The Hurricanes have one reliable lineout forward – Vaea Fifita – who they dragged in the 43rd minute. Reed Prinsep tries his best, but if the Hurricanes think he’s the answer to anything then they’re asking the wrong questions.

The team is – and pretty much always has been – crying out for tight forwards and yet who do they sign in the off-season? Julian Savea.

Look, if the Hurricanes’ coaches can’t make a Super Rugby wing out of Salesi Rayasi, then they may as well give the game away.

They couldn’t even give Ngani Laumape a decent opportunity on Saturday which – again – just shows you how well Barrett and Perenara did for so long.

Tight forwards win you titles. Year after year, it was the Crusaders’ propping rotation that saw them come up trumps.

Owen Franks, Ben Franks, Joe Moody, Tim Perry, Wyatt Crockett, Nepo Laulala, Michael Alaalatoa, the list goes on. Greg Feek, Greg Somerville, Dave Hewett. We’d be here all day if we tried to roll out some of the locks and hookers as well.

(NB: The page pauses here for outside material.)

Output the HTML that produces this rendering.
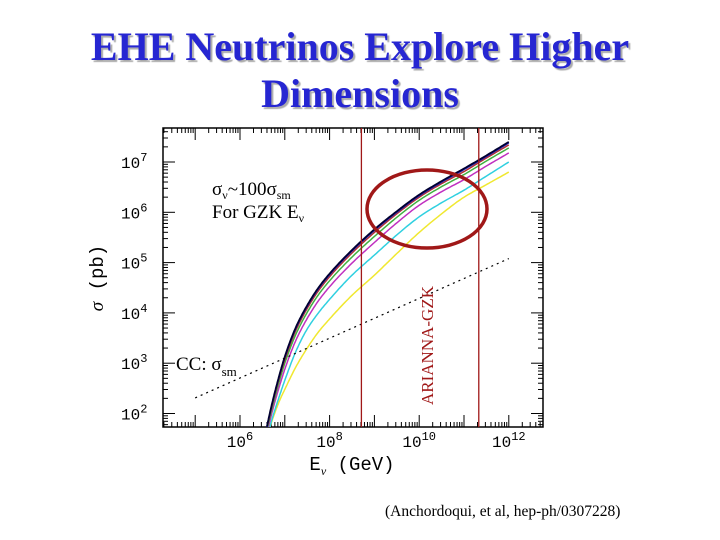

Is it recruitment? Is it coaching? Is it culture? Is it even just geography?

Whatever it is, the Blues are a legitimate title-contender this year because they’ve got Ofa Tuungafasi, Karl Tu’inukuafe, Alex Hodgman, James Lay, Marcel Renata and Laulala to share the propping duties. Sure, there’s a surfeit of talent elsewhere in the squad too, but it all starts with your four props.

Well, at least that’s where it starts at the better franchises.

At the Hurricanes, it’s always been about hoping the backs and loosies can work enough magic to cover for the deficiencies up front.

In Ardie Savea and Asafo Aumua and Jordie Barrett and Ngani Laumape and even in the real triers like Wes Goosen, the Hurricanes boast individuals who deserve better.

Individuals who, on their day, will inspire the team to victory.

But it’s strong set pieces that bring you sustained rugby success. The Crusaders have pretty much always known that and the Blues look like they know that now too.

It’s hard to know quite what the Hurricanes’ excuse is.